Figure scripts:
⁂
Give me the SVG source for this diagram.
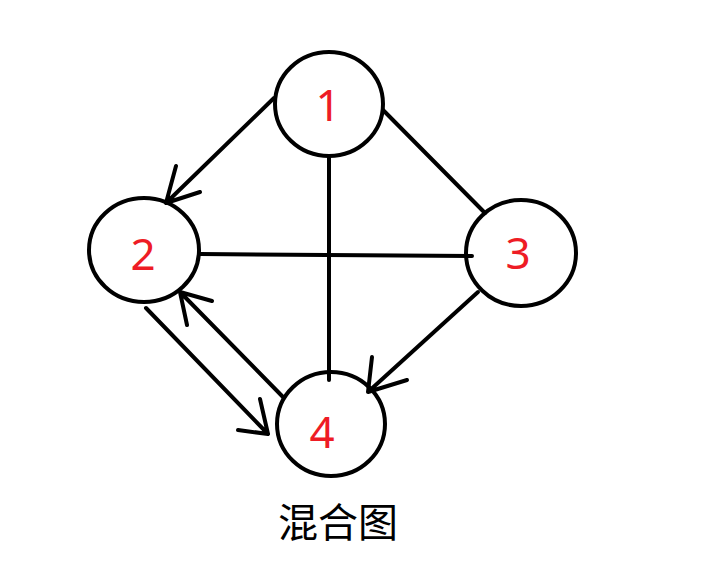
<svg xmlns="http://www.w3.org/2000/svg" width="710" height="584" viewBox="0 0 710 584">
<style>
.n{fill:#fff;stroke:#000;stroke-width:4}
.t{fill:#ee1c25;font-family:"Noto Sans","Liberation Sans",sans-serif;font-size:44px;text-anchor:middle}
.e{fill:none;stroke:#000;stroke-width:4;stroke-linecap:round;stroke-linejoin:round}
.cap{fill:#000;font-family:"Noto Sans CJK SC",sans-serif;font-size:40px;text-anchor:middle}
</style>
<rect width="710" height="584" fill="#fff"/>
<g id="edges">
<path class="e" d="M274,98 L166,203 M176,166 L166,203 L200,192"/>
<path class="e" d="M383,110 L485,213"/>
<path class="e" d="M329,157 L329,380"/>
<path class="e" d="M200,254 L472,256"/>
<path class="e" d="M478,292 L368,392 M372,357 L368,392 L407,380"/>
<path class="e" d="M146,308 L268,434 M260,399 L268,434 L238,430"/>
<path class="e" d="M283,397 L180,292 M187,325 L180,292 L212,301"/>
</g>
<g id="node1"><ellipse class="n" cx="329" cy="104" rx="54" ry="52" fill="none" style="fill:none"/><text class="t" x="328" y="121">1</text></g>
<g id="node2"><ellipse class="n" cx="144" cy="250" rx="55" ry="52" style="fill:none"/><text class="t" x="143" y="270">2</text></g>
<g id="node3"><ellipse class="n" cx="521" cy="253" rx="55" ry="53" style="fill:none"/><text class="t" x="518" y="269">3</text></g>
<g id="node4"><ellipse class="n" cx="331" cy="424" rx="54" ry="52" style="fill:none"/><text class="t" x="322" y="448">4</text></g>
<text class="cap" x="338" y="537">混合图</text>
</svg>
⁂
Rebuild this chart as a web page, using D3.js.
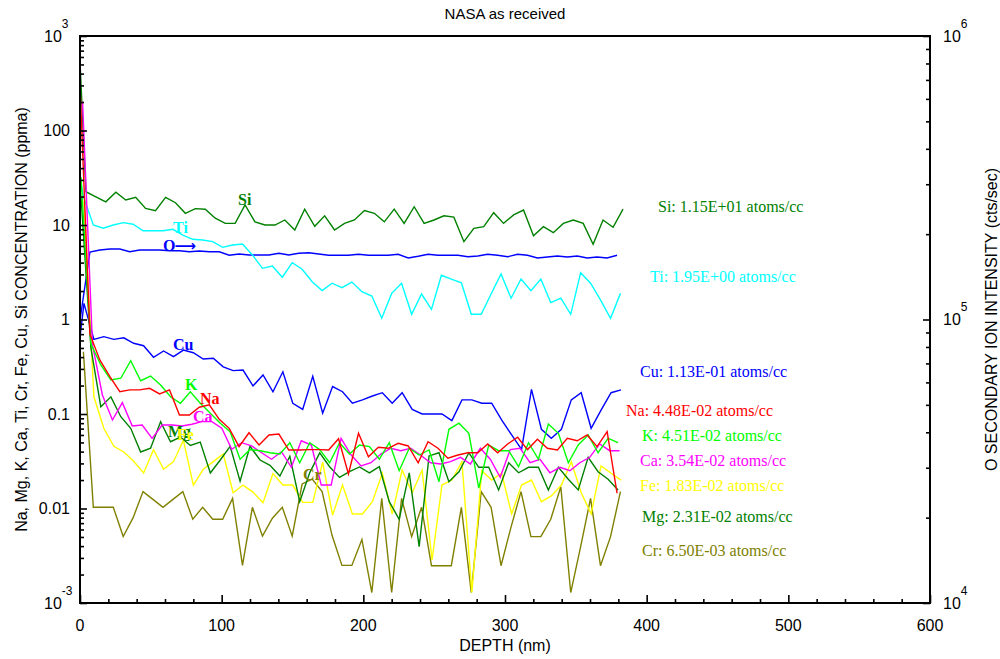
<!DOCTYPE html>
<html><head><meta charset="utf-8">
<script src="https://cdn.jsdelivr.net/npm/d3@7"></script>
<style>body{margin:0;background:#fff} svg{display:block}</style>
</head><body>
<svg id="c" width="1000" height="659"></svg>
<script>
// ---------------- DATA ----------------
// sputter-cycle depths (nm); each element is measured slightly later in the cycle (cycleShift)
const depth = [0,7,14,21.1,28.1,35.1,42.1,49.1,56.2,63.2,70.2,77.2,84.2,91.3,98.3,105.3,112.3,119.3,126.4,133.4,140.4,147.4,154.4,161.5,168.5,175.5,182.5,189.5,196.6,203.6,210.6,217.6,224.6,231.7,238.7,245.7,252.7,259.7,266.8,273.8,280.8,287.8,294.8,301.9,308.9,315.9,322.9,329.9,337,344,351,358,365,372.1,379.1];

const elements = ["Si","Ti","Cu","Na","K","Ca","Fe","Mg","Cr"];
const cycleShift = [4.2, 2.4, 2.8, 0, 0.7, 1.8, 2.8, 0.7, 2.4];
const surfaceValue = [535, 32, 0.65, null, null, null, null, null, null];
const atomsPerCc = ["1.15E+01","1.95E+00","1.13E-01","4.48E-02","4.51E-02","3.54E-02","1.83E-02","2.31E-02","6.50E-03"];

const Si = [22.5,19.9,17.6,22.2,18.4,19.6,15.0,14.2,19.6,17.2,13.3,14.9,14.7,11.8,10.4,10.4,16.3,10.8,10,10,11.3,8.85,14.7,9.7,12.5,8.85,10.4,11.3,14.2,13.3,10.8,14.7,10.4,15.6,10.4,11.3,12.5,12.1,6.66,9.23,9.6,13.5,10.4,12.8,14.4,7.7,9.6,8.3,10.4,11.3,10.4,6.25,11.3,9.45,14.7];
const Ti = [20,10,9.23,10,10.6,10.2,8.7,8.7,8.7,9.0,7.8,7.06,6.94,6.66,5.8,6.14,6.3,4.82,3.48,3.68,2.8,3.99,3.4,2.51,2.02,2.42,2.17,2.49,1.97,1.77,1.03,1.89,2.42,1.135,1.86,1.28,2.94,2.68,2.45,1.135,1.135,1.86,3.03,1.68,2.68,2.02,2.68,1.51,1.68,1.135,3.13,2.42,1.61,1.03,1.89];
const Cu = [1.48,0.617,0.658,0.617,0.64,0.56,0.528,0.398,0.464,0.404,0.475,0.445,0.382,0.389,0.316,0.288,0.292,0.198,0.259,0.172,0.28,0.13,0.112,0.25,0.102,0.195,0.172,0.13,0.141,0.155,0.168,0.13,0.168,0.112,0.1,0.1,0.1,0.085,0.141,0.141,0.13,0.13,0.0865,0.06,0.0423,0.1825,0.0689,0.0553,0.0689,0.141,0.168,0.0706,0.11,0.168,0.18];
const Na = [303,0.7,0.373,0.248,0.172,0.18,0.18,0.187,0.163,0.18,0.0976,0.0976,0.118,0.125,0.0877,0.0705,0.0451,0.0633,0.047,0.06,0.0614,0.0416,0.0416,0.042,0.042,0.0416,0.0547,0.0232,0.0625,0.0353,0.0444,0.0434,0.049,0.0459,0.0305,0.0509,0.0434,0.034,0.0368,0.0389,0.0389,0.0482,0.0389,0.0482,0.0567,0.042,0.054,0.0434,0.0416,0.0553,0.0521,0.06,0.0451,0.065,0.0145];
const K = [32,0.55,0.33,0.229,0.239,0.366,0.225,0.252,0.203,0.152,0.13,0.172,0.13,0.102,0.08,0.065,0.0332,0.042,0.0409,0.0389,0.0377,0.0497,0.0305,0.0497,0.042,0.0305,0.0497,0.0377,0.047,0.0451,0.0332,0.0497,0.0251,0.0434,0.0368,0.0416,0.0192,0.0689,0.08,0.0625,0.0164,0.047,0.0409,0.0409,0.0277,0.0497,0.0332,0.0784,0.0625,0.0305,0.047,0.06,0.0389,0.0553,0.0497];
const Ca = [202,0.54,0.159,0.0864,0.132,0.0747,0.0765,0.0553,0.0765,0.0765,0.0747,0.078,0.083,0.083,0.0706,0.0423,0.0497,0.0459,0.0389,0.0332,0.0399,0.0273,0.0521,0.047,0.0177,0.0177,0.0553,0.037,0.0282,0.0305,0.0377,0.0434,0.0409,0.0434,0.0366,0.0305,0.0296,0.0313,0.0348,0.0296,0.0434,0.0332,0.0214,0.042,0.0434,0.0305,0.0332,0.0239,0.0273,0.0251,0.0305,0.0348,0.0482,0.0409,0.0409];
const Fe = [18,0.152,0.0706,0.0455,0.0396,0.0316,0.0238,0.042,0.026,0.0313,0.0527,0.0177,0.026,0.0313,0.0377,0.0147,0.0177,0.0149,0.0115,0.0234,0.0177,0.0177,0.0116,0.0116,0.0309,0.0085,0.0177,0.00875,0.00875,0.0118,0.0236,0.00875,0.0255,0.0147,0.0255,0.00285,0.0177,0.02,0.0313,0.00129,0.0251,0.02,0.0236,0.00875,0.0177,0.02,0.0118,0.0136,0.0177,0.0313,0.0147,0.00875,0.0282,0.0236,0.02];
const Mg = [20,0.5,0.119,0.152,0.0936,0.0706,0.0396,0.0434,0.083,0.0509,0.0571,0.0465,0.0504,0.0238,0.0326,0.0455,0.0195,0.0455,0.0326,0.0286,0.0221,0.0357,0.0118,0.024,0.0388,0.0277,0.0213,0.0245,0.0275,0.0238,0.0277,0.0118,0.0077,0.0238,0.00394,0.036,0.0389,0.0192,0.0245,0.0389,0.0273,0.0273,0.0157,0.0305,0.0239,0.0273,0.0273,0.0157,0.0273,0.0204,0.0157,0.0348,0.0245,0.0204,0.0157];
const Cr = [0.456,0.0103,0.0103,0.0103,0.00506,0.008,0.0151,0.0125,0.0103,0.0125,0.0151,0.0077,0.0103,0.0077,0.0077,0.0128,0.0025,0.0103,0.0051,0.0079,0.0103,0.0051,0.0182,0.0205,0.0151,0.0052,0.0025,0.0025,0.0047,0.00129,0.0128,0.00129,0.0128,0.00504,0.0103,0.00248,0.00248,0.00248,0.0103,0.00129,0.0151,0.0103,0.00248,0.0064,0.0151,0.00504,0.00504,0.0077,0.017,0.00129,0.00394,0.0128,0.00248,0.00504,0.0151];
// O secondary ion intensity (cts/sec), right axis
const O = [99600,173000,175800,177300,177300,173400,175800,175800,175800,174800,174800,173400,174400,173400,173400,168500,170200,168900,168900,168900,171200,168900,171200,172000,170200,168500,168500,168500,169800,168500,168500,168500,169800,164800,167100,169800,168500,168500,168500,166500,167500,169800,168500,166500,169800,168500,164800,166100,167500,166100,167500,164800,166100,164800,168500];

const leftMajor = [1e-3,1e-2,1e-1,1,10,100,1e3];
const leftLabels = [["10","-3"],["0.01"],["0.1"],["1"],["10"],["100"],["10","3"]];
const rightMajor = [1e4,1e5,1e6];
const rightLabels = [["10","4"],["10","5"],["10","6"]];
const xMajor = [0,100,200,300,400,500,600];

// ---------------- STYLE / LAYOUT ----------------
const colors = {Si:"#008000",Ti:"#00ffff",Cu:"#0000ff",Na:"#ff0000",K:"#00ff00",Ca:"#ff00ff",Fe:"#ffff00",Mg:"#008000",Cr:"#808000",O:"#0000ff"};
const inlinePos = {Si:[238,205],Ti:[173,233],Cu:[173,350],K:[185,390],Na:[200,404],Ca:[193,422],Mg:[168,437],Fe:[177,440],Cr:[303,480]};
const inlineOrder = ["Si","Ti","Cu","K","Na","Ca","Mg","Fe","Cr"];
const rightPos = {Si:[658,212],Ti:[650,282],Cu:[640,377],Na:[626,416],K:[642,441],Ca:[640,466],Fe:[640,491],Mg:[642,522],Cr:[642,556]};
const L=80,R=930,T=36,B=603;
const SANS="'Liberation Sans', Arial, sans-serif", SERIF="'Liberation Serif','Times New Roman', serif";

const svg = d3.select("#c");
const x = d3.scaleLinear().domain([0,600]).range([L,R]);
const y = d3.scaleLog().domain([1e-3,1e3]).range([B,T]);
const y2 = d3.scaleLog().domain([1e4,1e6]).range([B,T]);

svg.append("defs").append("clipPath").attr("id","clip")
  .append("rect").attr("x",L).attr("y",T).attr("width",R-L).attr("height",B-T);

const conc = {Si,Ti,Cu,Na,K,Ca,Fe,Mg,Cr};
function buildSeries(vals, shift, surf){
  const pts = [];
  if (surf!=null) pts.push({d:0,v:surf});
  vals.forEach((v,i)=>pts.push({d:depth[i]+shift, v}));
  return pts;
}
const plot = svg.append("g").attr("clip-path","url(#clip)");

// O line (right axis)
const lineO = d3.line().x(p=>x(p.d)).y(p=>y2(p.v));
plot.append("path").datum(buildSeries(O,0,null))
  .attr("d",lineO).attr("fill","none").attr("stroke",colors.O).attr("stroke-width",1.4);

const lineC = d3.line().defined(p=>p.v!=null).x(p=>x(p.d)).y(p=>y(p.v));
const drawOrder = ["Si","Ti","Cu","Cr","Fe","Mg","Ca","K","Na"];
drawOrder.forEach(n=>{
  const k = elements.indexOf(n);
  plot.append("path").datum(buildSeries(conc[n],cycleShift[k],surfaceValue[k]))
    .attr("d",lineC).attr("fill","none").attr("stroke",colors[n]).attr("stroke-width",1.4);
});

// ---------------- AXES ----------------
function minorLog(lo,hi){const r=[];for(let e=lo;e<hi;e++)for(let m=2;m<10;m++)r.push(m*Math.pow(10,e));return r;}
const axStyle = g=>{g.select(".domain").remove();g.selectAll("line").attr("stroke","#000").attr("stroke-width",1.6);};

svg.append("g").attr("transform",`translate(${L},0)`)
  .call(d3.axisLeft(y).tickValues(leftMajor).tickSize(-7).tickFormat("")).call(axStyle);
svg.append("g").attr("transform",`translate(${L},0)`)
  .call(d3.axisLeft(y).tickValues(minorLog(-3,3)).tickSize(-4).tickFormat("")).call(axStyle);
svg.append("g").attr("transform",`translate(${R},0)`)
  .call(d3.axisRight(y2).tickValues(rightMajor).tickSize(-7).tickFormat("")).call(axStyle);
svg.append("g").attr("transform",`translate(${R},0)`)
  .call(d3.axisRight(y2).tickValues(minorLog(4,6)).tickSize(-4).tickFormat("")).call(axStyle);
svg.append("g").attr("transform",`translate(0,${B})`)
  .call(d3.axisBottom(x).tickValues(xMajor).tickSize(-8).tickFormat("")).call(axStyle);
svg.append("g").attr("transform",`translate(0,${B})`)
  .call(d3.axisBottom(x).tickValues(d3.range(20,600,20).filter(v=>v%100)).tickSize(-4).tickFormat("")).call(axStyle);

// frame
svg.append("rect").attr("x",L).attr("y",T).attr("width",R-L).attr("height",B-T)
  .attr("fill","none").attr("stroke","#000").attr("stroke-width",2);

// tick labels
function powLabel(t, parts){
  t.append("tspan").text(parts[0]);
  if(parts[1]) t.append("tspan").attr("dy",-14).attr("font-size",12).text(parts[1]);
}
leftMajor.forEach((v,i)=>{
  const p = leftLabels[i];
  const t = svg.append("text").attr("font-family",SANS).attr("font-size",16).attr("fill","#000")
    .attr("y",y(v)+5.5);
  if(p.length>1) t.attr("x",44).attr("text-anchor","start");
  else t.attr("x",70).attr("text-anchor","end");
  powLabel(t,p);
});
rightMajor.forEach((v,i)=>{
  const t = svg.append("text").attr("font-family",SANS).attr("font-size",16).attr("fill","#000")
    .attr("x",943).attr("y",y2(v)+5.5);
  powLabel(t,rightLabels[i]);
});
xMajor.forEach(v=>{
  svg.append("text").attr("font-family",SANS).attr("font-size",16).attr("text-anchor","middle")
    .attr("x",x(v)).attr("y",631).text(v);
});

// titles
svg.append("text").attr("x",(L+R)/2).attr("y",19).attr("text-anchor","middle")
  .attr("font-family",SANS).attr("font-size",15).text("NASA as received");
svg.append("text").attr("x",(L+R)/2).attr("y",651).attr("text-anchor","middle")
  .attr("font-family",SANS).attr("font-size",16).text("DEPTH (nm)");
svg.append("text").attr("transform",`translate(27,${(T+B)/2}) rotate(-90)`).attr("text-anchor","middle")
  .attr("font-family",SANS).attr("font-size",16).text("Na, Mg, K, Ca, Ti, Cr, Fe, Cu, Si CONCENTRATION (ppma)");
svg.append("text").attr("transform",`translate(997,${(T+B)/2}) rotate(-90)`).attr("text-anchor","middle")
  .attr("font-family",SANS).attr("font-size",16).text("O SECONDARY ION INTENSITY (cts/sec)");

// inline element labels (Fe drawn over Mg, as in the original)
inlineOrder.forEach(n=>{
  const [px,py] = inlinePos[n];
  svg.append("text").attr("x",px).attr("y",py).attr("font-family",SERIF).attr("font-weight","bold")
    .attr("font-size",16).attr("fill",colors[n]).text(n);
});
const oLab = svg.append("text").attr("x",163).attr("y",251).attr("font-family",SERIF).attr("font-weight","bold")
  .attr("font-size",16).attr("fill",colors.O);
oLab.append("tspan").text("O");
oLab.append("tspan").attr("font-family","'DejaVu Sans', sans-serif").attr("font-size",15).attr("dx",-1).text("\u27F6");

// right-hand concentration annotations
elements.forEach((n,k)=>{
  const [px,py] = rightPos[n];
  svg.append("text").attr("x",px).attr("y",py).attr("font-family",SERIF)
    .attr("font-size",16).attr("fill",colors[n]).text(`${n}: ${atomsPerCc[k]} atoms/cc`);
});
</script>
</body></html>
⁂
:: TASK STATEMENT ::
Gather each line of the records holding the string "this".

:: COMPLETED TASK ::
Give me the SVG source for this diagram.
Rebuild this chart as a web page, using D3.js.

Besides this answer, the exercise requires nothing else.